ヴァイオリン協奏曲 シベリウス

ジャン・シベリウス(Jean Sibelius/1865-1957)

『ヴァイオリン協奏曲 ニ短調』作品47は、フィンランドの作曲家ジャン・シベリウスが1903年に作曲したシベリウス唯一の協奏曲。

1904年2月に初演されたが、曲自体の難易度の高さや準備期間の不足などが原因で、評価は芳しくなかったようだ。下写真はシベリウスの邸宅「アイノラ」。

しばらくして改訂され、1905年10月にリヒャルト・シュトラウスの指揮によりベルリンで改訂版が初演された。

その後、ヤッシャ・ハイフェッツやダヴィッド・オイストラフなどの名ヴァイオリニストらが同曲を取り上げることで、シベリウス『ヴァイオリン協奏曲』は現代の演奏家らのレパートリーとして定着していった。

【YouTube】 Sibelius Violin Concerto - Maxim Vengerov, Daniel Barenboim

改訂までの1年間に何があった?

上述のとおり、シベリウス『ヴァイオリン協奏曲』は1904年2月に初演され、1905年10月に改訂されている。

このおよそ1年の間に、シベリウスは何を経験していたのだろうか?主に二つの点が挙げられる。

ブラームス『ヴァイオリン協奏曲』

まず、Wikipediaの解説によれば、シベリウスは「初演後の1905年にブラームスのヴァイオリン協奏曲を初めて聴いた」という。

ブラームス『ヴァイオリン協奏曲』は1878年作曲。

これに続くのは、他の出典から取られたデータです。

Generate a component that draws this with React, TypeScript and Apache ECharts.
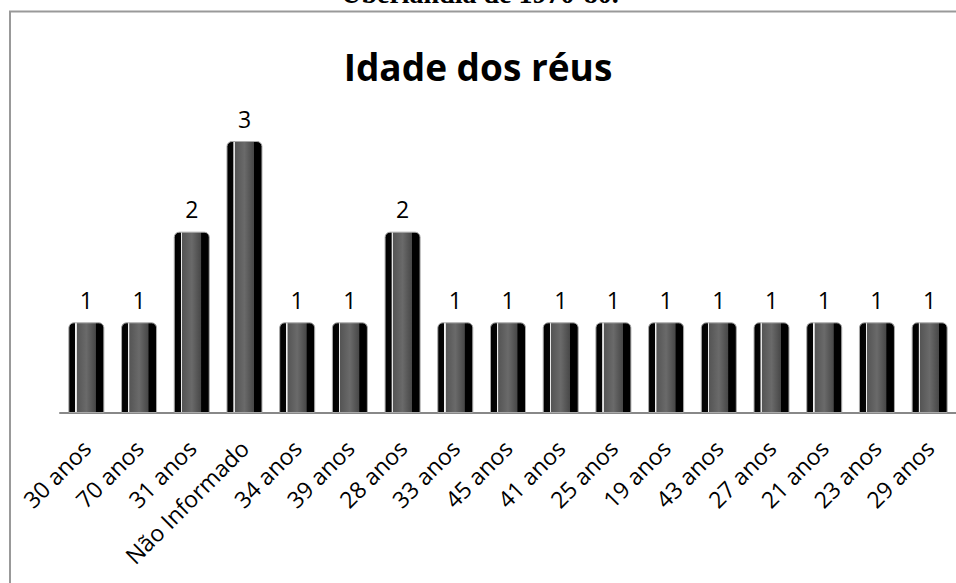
import React, { useEffect, useRef } from "react";
import * as echarts from "echarts";

const categories = [
  "30 anos", "70 anos", "31 anos", "Não Informado", "34 anos", "39 anos",
  "28 anos", "33 anos", "45 anos", "41 anos", "25 anos", "19 anos",
  "43 anos", "27 anos", "21 anos", "23 anos", "29 anos",
];
const values = [1, 1, 2, 3, 1, 1, 2, 1, 1, 1, 1, 1, 1, 1, 1, 1, 1];
const chartTitle = "Idade dos réus";
const captionText = "Uberlândia de 1970-80.";

export default function App() {
  const ref = useRef<HTMLDivElement>(null);
  useEffect(() => {
    document.body.style.margin = "0";
    const chart = echarts.init(ref.current!, undefined, { renderer: "svg" });
    const barGradient = new echarts.graphic.LinearGradient(0, 0, 1, 0, [
      { offset: 0, color: "#000000" },
      { offset: 0.18, color: "#050505" },
      { offset: 0.19, color: "#f4f4f4" },
      { offset: 0.22, color: "#e0e0e0" },
      { offset: 0.23, color: "#555555" },
      { offset: 0.5, color: "#6a6a6a" },
      { offset: 0.76, color: "#484848" },
      { offset: 0.78, color: "#000000" },
      { offset: 1, color: "#000000" },
    ]);
    chart.setOption({
      animation: false,
      backgroundColor: "#ffffff",
      graphic: [
        {
          type: "rect",
          shape: { x: 10, y: 11.5, width: 1000, height: 650 },
          style: { fill: "none", stroke: "#999999", lineWidth: 2 },
          silent: true,
          z: -10,
        },
        {
          type: "text",
          x: 480,
          y: 7,
          style: {
            text: captionText,
            font: "bold 28px 'Liberation Serif', 'Times New Roman', serif",
            fill: "#000",
            align: "center",
            verticalAlign: "bottom",
          },
        },
        {
          type: "text",
          x: 478,
          y: 66,
          style: {
            text: chartTitle,
            font: "bold 37px 'Open Sans', sans-serif",
            fill: "#000",
            align: "center",
            verticalAlign: "middle",
          },
        },
      ],
      grid: { left: 60, right: -1, top: 141, bottom: 170, containLabel: false },
      xAxis: {
        type: "category",
        data: categories,
        axisLine: { show: true, lineStyle: { color: "#888888", width: 2 } },
        axisTick: { show: false },
        axisLabel: {
          rotate: 45,
          interval: 0,
          margin: 31,
          fontFamily: "'Open Sans', sans-serif",
          fontSize: 23,
          color: "#000",
        },
      },
      yAxis: {
        type: "value",
        min: 0,
        max: 3,
        show: false,
        splitLine: { show: false },
      },
      series: [
        {
          type: "bar",
          data: values,
          barWidth: 36,
          itemStyle: {
            color: barGradient,
            borderColor: "#aaaaaa",
            borderWidth: 1,
            borderRadius: [5, 5, 0, 0],
          },
          label: {
            show: true,
            position: "top",
            distance: 11,
            fontFamily: "'Open Sans', sans-serif",
            fontSize: 23,
            color: "#000",
          },
        },
      ],
    });
    return () => chart.dispose();
  }, []);
  return <div ref={ref} style={{ width: 956, height: 583 }} />;
}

ベートーヴェンメンデルスゾーンの作品と並び、「3大ヴァイオリン協奏曲」と称賛される名曲。

初演後に「初めて聴いた」という記述が事実ならば、シベリウスはこの名曲から改訂版へつながる新たなインスピレーションを受けたことだろう。

新居「アイノラ」への移住

もう一つの大きな出来事としては、1904年秋頃の新居「アイノラ」への移住が挙げられる。

シベリウスは大変な浪費家で、度を越えた酒やタバコ、交遊費などで自堕落な生活を送っていたという。

見かねた妻アイノは、誘惑の多い都会から田舎への移住を提案。シベリウスは首都ヘルシンキから40キロほど離れたヤルヴェンパー(Järvenpää)のトゥースラ湖畔(下写真)に邸宅を建設し、1904年秋頃に家族とともに移り住んだ。

この新居は、シベリウスの妻である「アイノの場所」という意味で「アイノラ Ainola」と名付けられた。著名な建築家ラルス・ソンク(Lars Sonck)に設計を依頼したという。

シベリウスは、1957年に亡くなるまで生涯このアイノラに住み続け、作曲活動に打ち込んでいった。『ヴァイオリン協奏曲』改訂版の誕生は、このアイノラが一つの大きなきっかけになっていたのかもしれない。